Zima (Winter) is the first of the 4 poetry booklets published by the Albahari Cultural Centre. They were named after seasons: Zima (Winter), Proleće (Spring), Leto (Summer) and Jesen (Autumn). Diverse in style and technique, poems open up possible future directions for the poetic production of text.

Ljudi su poplave (People are Floods) is its only poem generated by a computer system. Here it is translated to English:

they tear down unimportant things аbove the war island
there is a trace of lips
even if they laugh in your face
you are approaching
yet outside people are leaving
people are floods

The poem was generated using an RNN-based text generation system, trained on a combined corpus of Serbian texts, including pop rock lyrics of Momčilo Bajagić Bajaga, early modernist poems of Miloš Crnjanski, as well as the Constitution of the Republic of Serbia. After collecting hundreds of outputs, I've carefully selected the best ones, including People are Floods.
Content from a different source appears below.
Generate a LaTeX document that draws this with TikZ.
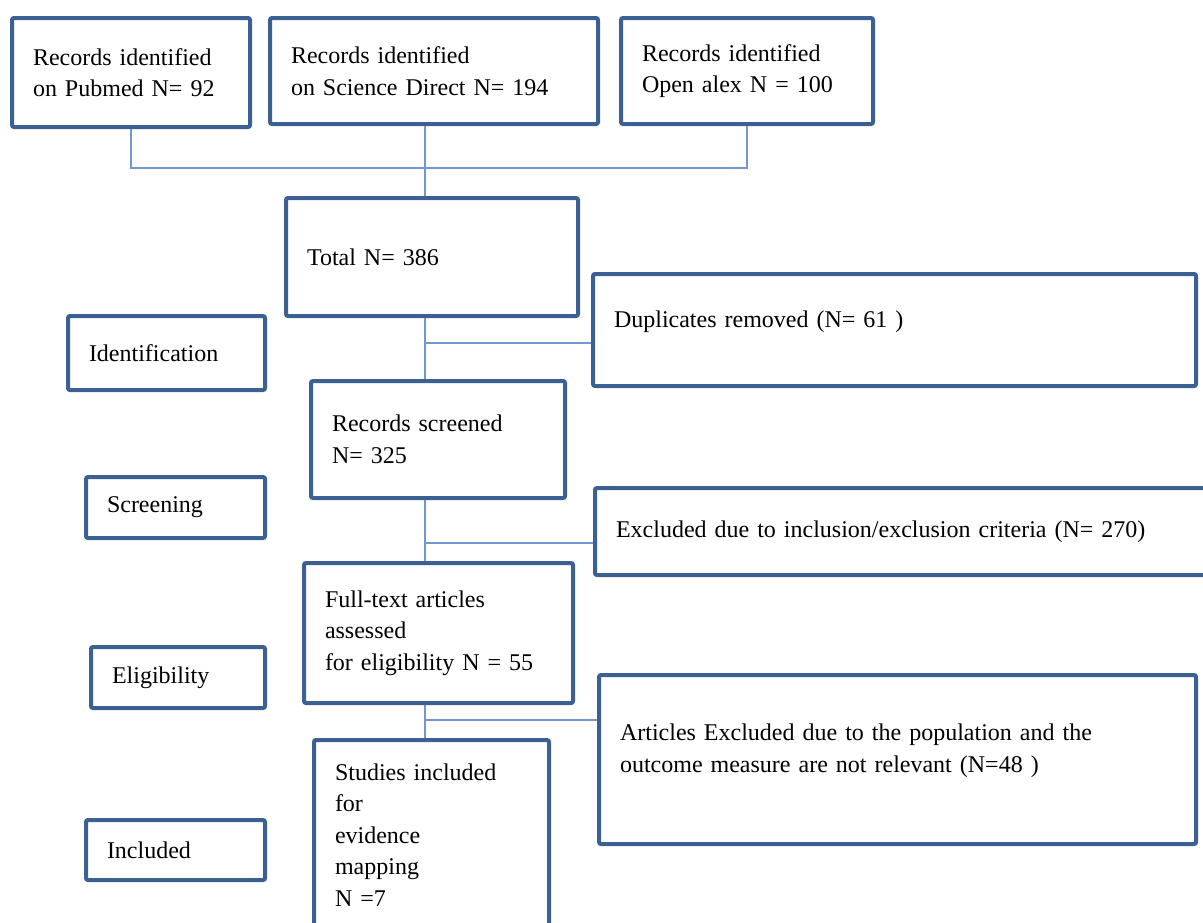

Being an author of a generative piece means creating the training corpus, choosing the right machine learning parameters, and finally selecting the output. Computers are tools; in this case, the writer is a human who selects and edits. As I've written in the explanation of the piece, also published in the book:

If the poem moves you, it is your fault; the computer program is not intelligent and it didn't want to say anything.

Calling the poem a positive example of combinatorial plagiarism, critics interpreted the poem as a love letter in the context of global migrations and local gentrification projects on the banks of Belgrade rivers.